Find each line with the word "page" and state how many there are, nothing more.
* begin SUPPLIED MATERIAL *
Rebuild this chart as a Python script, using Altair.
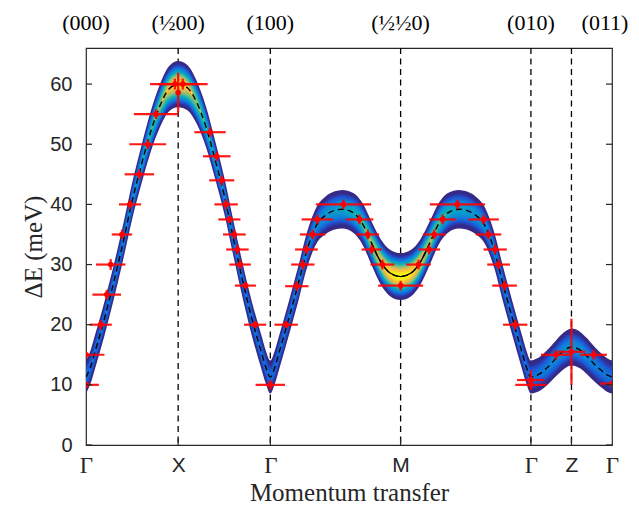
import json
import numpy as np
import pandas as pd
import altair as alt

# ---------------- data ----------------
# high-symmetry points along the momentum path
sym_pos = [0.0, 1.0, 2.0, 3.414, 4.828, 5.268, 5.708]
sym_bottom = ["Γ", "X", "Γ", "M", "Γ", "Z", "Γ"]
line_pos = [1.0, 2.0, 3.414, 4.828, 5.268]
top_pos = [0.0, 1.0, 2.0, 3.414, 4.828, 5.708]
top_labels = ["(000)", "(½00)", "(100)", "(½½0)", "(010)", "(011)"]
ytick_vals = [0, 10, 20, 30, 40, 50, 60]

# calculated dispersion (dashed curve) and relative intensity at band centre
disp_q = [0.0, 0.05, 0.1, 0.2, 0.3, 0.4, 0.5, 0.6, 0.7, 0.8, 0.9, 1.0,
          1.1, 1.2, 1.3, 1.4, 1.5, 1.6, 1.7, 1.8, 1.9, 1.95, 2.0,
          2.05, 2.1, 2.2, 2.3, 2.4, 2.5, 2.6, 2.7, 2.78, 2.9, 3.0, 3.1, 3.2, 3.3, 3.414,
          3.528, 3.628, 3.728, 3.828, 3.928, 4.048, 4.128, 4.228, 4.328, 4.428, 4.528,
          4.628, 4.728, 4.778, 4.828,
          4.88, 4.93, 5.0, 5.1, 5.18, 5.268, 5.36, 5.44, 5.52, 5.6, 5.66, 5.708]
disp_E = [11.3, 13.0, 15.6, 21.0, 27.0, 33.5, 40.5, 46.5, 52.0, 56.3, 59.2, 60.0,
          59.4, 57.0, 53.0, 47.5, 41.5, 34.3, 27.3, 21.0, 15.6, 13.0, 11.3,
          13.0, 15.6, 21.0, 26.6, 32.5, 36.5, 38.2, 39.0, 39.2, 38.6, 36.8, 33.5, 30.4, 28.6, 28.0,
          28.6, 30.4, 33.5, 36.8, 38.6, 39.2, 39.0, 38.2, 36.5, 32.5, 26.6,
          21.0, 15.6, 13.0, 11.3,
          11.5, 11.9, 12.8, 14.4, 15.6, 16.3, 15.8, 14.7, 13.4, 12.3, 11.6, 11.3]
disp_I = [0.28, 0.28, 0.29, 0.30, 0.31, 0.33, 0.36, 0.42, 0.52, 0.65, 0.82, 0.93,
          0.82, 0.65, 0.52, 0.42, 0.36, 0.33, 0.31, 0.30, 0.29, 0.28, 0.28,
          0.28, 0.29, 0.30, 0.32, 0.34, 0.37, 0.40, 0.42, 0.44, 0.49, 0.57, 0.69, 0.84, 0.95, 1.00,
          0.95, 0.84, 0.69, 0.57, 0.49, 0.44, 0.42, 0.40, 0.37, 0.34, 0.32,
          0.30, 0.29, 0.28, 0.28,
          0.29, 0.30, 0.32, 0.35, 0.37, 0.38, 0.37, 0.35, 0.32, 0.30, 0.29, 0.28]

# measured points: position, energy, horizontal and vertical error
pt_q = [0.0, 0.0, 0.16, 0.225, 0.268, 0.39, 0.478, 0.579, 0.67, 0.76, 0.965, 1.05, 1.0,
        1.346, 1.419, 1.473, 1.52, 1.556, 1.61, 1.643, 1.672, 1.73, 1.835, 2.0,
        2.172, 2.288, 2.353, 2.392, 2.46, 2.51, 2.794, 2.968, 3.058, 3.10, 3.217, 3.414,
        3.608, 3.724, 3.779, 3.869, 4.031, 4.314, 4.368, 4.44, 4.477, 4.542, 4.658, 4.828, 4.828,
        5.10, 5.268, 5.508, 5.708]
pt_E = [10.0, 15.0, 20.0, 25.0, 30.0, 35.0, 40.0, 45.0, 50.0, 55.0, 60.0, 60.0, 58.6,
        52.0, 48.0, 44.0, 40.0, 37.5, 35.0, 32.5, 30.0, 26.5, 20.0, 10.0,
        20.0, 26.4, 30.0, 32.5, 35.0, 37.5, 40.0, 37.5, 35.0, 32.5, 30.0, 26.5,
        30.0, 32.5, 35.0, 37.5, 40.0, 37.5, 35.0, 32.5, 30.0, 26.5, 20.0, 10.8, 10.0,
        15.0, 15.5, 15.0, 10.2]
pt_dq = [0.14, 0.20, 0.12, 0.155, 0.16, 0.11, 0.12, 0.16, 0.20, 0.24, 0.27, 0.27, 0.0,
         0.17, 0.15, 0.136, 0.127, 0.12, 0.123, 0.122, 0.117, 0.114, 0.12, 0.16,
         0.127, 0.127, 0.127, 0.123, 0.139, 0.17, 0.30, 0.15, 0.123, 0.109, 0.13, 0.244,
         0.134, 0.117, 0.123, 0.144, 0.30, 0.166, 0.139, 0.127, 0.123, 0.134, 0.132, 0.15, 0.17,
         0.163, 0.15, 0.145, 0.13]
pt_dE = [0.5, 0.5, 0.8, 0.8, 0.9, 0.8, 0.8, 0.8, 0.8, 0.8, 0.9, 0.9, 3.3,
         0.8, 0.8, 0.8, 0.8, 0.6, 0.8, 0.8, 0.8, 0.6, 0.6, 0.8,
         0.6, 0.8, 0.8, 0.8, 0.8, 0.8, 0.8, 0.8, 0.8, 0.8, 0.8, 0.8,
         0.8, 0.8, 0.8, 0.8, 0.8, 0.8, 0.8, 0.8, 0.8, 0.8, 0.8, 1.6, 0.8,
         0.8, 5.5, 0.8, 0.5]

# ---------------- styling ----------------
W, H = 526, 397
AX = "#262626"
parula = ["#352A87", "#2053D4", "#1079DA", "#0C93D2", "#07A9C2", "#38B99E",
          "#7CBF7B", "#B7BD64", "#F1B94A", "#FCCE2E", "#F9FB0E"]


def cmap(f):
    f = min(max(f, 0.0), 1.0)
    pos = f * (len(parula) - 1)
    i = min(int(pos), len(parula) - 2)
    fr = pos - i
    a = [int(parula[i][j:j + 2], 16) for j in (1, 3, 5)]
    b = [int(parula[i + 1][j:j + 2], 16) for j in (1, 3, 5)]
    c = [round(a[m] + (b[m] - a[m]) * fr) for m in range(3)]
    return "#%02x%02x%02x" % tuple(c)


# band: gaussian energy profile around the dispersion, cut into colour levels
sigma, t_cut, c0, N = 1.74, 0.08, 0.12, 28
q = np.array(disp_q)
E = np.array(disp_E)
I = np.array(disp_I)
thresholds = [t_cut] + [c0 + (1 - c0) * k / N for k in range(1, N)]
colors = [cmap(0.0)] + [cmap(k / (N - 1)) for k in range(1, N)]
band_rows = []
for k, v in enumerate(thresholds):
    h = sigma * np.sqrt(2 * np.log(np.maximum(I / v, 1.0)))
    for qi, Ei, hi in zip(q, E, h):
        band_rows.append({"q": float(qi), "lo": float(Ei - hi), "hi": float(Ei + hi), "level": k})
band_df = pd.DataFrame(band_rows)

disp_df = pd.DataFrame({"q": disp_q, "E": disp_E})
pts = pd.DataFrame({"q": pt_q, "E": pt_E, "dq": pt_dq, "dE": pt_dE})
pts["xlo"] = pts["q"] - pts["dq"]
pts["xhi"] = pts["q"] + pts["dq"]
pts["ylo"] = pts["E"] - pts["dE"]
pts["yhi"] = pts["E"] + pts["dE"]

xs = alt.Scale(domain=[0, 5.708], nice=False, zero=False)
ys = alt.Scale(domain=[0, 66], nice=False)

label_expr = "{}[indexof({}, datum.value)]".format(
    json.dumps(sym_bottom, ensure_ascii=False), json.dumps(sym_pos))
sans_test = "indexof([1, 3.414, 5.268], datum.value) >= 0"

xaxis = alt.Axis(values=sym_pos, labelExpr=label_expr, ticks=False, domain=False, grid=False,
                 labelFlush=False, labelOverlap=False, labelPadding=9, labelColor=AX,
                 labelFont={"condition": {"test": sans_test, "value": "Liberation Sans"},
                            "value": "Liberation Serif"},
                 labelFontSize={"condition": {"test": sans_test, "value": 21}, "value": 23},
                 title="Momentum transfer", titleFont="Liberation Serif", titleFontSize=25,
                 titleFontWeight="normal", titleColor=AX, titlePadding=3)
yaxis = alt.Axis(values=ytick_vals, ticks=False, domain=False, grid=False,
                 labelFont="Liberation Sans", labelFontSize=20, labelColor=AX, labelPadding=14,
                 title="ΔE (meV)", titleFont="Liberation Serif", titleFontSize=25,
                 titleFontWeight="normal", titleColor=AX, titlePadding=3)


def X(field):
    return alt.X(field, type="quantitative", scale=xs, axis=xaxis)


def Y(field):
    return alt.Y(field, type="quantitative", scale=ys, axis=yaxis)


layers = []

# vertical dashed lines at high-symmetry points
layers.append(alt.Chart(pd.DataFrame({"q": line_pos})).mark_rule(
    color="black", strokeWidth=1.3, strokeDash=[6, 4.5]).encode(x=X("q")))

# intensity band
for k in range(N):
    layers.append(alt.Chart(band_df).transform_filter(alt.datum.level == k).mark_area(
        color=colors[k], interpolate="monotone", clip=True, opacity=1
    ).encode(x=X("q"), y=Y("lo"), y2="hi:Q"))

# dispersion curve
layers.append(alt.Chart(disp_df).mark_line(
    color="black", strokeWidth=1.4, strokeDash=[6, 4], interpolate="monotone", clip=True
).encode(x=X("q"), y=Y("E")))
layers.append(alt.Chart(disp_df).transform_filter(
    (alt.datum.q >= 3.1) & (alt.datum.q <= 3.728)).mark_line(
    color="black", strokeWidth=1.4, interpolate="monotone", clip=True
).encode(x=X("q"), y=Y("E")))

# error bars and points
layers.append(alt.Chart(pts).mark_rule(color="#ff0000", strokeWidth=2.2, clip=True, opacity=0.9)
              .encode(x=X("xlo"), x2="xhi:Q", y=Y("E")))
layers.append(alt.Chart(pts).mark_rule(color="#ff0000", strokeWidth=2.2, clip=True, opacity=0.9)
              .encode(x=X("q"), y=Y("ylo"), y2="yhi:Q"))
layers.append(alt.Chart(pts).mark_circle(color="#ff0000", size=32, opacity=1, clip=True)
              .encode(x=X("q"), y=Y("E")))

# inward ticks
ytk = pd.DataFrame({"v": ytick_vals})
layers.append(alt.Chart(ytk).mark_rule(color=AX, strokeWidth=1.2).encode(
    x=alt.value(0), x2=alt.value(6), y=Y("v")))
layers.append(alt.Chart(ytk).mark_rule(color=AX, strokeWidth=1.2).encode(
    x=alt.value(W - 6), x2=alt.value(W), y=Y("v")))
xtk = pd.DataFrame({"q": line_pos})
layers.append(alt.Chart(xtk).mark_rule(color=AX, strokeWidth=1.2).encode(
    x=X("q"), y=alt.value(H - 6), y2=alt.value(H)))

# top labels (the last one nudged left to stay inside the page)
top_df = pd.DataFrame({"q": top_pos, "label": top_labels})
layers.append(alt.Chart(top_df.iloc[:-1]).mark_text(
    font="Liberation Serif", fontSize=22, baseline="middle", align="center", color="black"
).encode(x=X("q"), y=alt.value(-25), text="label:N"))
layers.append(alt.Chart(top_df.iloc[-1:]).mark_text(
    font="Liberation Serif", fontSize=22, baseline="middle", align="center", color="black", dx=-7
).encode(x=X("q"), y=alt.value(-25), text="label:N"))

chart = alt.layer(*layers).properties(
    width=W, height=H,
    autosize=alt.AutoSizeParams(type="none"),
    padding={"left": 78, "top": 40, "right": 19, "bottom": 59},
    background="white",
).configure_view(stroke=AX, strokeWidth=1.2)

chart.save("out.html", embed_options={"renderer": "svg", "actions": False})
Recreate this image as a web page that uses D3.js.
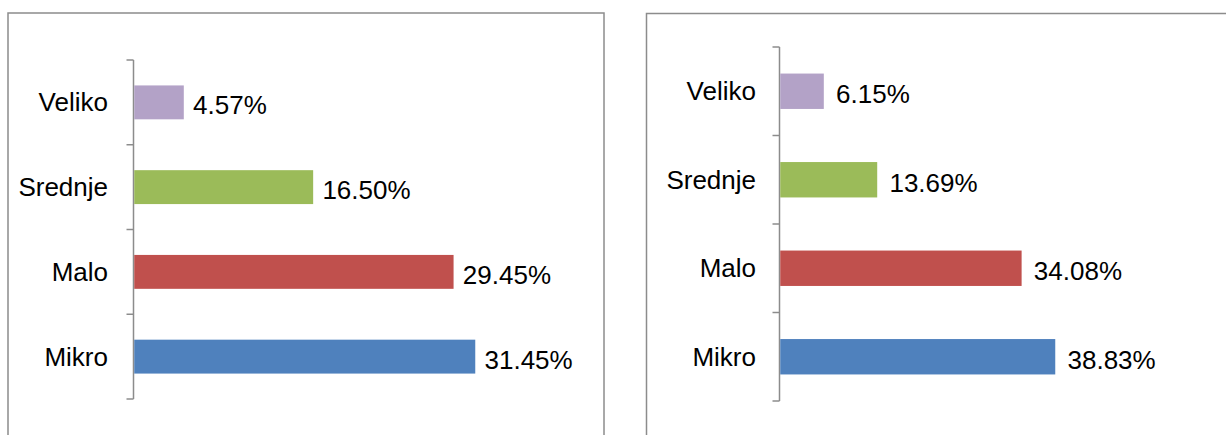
* end SUPPLIED MATERIAL *
## TASK RESPONSE
2